Suasana islami seperti itu sudah menjadi identitas bulan Ramadhan di Indonesia. Sehingga bukan tidak mungkin, seseorang tidak merasa berpuasa secara sempurna ketika misalnya pada bulan itu tidak memakai baju koko, tidak memakan kurma, kolak, atau tidak mendengarkan lagu-lagu islami.
Kebutuhan untuk menyambut bulan puasa inilah yang kemudian secara cerdik dijadikan potensi bisnis yang luar biasa oleh kalangan industri. Segala macam suasana, bahkan yang bersifat "religius" sekalipun dapat dijadikan ceruk bisnis. Begitulah, para pedagang secara tak kasat mata menyelinap ke berbagai sisi kehidupan kita, hampir setiap detik. bulan Ramadhan dikemas dan dicitrakan sedemikian rupa sehingga bisa mengeruk keuntungan material bagi para pelaku industri.
Sementara itu, makna puasa yang hakiki bersunyi-sunyi di pojok, tersumbat oleh berbagai acara seremonial karena jarang orang yang menengok. Puasa lebih banyak dimaknai sebagai ritual tahunan di mana pada siang hari orang menahan diri untuk tidak makan, tidak minum, tidak melakukan hubungan seksual, dan pada malam hari melaksanakan shalat tarawih.

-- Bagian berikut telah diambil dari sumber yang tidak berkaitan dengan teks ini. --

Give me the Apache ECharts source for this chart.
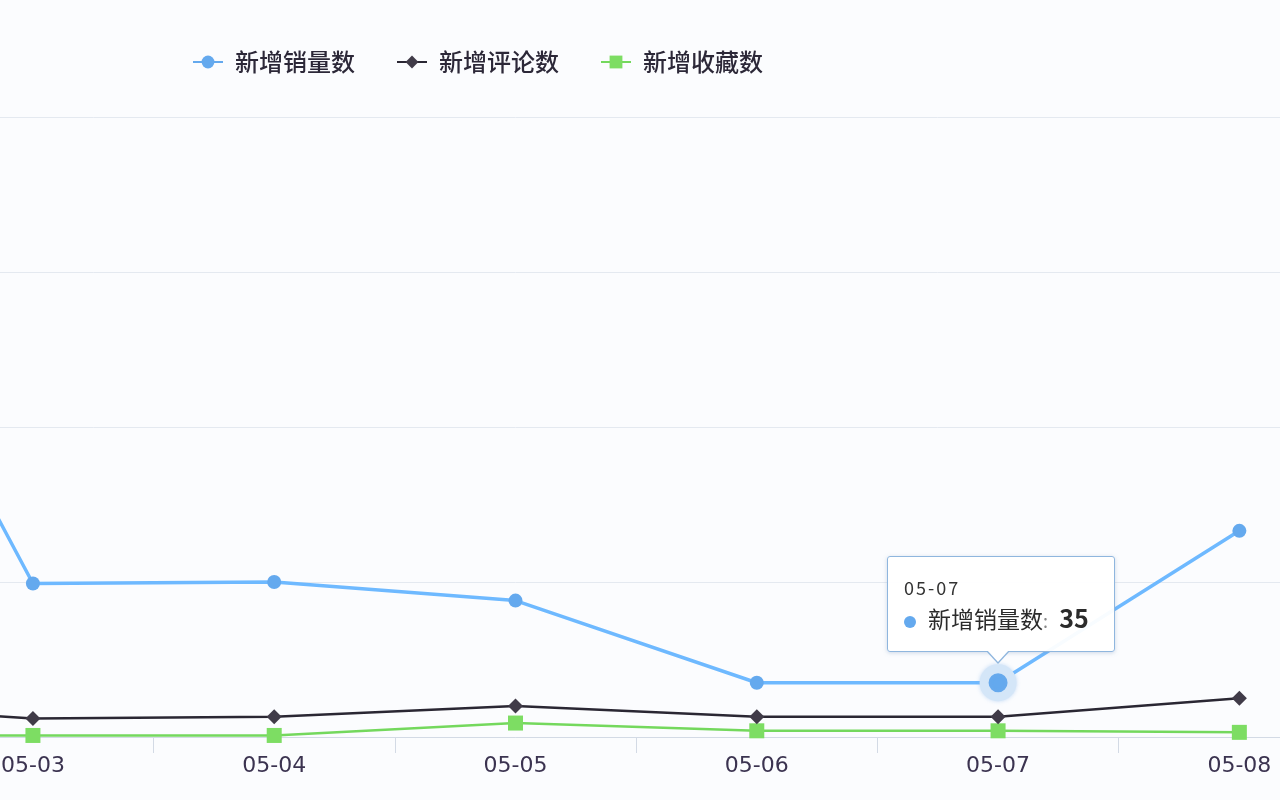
<!DOCTYPE html>
<html>
<head>
<meta charset="utf-8">
<script src="https://cdn.jsdelivr.net/npm/echarts@6/dist/echarts.min.js"></script>
<style>
html,body{margin:0;padding:0;background:#fbfcfe;overflow:hidden;width:1280px;height:800px;}
#wrap{position:relative;width:1280px;height:800px;overflow:hidden;}
#main{position:absolute;left:-329px;top:0;width:1689px;height:800px;}
</style>
</head>
<body>
<div id="wrap"><div id="main"></div></div>
<script>
const dates = ['05-02','05-03','05-04','05-05','05-06','05-07','05-08'];
const salesNew = [391, 99, 100, 88, 35, 35, 133];
const commentsNew = [22, 12, 13, 20, 13, 13, 25];
const favoritesNew = [1, 1, 1, 9, 4, 4, 3];
const seriesNames = ['新增销量数', '新增评论数', '新增收藏数'];
const yTicks = [0, 100, 200, 300, 400];

const chart = echarts.init(document.getElementById('main'));
const FONT = '"Noto Sans CJK SC", "Noto Sans", sans-serif';

const option = {
  backgroundColor: '#fbfcfe',
  animation: false,
  legend: {
    left: 329 + 187,
    top: 45,
    itemWidth: 30,
    itemHeight: 16,
    itemGap: 41,
    data: seriesNames,
    textStyle: { fontSize: 24, color: '#2c2838', fontFamily: FONT, fontWeight: 500, padding: [0, 0, 0, 7] }
  },
  tooltip: {
    trigger: 'item',
    triggerOn: 'none',
    alwaysShowContent: true,
    transitionDuration: 0,
    backgroundColor: 'rgba(255,255,255,0.95)',
    borderColor: '#8fb6de',
    borderWidth: 1,
    padding: [17, 25, 14, 16],
    extraCssText: 'box-shadow:0 1px 4px rgba(120,150,190,0.35);border-radius:3px;overflow:visible;',
    position: function (point, params, dom, rect, size) {
      const px = chart.convertToPixel({ seriesIndex: params.seriesIndex }, [params.dataIndex, params.value]);
      return [px[0] - size.contentSize[0] / 2 + 3, px[1] - size.contentSize[1] - 31];
    },
    formatter: function (p) {
      return '<div style="position:relative;font-family:' + FONT.replace(/"/g, "'") + ';">' +
        '<div style="font-size:18px;color:#333;letter-spacing:2px;line-height:26px;">' + p.name + '</div>' +
        '<div style="line-height:34px;font-size:23px;color:#2b2b2b;white-space:nowrap;">' +
        '<span style="display:inline-block;width:12px;height:12px;border-radius:50%;background:' + p.color + ';margin-right:12px;vertical-align:middle;"></span>' +
        p.seriesName + '<span style="color:#888;font-size:18px;">:</span> <span style="font-size:25px;font-weight:600;margin-left:6px;">' + p.value + '</span></div>' +
        '</div>' +
        '<div style="position:absolute;left:50%;bottom:-13px;margin-left:-15px;width:0;height:0;border-left:12px solid transparent;border-right:12px solid transparent;border-top:13px solid #8fb6de;"></div>' +
        '<div style="position:absolute;left:50%;bottom:-11px;margin-left:-14px;width:0;height:0;border-left:11px solid transparent;border-right:11px solid transparent;border-top:12px solid #ffffff;"></div>';
    }
  },
  grid: { left: 0, right: 0, top: 117, bottom: 63, containLabel: false },
  xAxis: {
    type: 'category',
    data: dates,
    boundaryGap: true,
    axisLine: { lineStyle: { color: '#d3dae5', width: 1 } },
    axisTick: { show: true, length: 16, lineStyle: { color: '#d3dae5' } },
    axisLabel: { fontSize: 22, color: '#3b3350', margin: 18, fontFamily: '"DejaVu Sans", sans-serif' }
  },
  yAxis: {
    type: 'value',
    min: yTicks[0],
    max: yTicks[yTicks.length - 1],
    interval: yTicks[1] - yTicks[0],
    axisLine: { show: false },
    axisTick: { show: false },
    axisLabel: { show: false },
    splitLine: { lineStyle: { color: '#e4e9f0', width: 1 } }
  },
  series: [
    {
      name: seriesNames[0],
      type: 'line',
      data: salesNew,
      symbol: 'circle',
      symbolSize: 14,
      color: '#64a9ee',
      lineStyle: { width: 3.5, color: '#64a9ee' },
      itemStyle: { color: '#64a9ee' },
      emphasis: {
        scale: 2,
        lineStyle: { width: 3.5 },
        itemStyle: { color: '#64a9ee', borderColor: '#d4e6f8', borderWidth: 9, shadowBlur: 4, shadowColor: 'rgba(120,175,235,0.4)' }
      },
      z: 4
    },
    {
      name: seriesNames[1],
      type: 'line',
      data: commentsNew,
      symbol: 'diamond',
      symbolSize: 15,
      color: '#37333f',
      lineStyle: { width: 2.5, color: '#2a2733' },
      itemStyle: { color: '#403b48' },
      z: 3
    },
    {
      name: seriesNames[2],
      type: 'line',
      data: favoritesNew,
      symbol: 'rect',
      symbolSize: 15,
      color: '#7ddd63',
      lineStyle: { width: 2.5, color: '#74d85d' },
      itemStyle: { color: '#7ddd63' },
      z: 2
    }
  ]
};

chart.setOption(option);
chart.dispatchAction({ type: 'highlight', seriesIndex: 0, dataIndex: 5 });
chart.dispatchAction({ type: 'showTip', seriesIndex: 0, dataIndex: 5 });
</script>
</body>
</html>
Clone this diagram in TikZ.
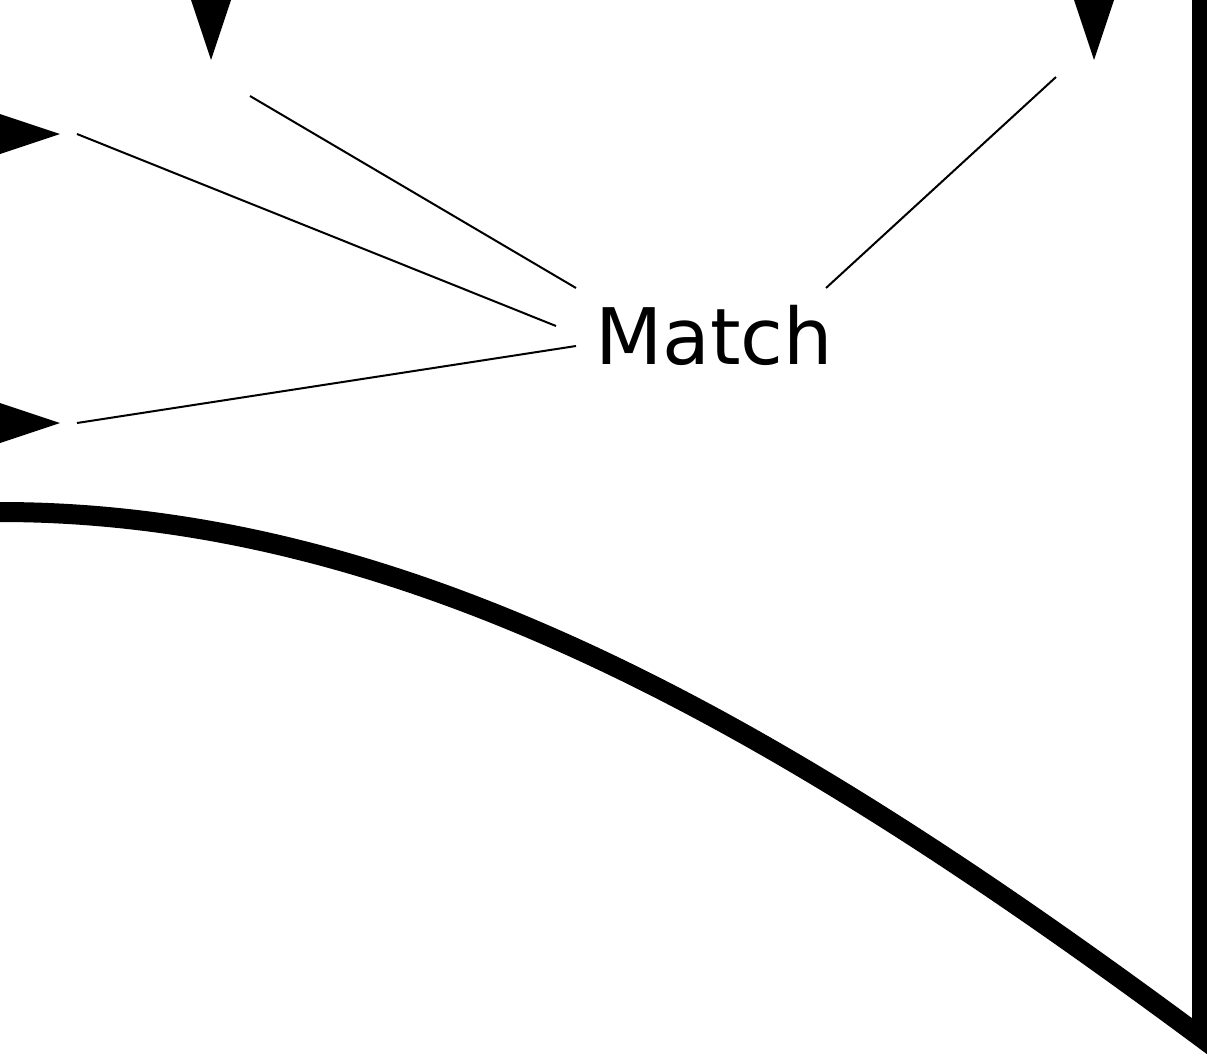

Tidak banyak terungkap bahwa puasa hanyalah sarana untuk mencapai derajat taqwa, seperti yang termaktub dalam surat al-Baqarah : 183, "Wahai orang-orang yang beriman diwajibkan atas kamu berpuasa sebagaimana telah diwajibkan atas orang-orang sebelum kamu, agar kamu bertaqwa." Mengapa taqwa? Karena taqwa merupakan jenjang tertinggi dari seluruh prosesi keagamaan kita. Dengan taqwa seseorang akan meraih predikat manusia sempurna (insan kamil). Sempurna tidak hanya secara vertikal (hubungan dengan Tuhan), tapi juga horizontal (hubungan dengan sesama). Dari sinilah kita mengetahui fungsi dan relevansi ibadah puasa.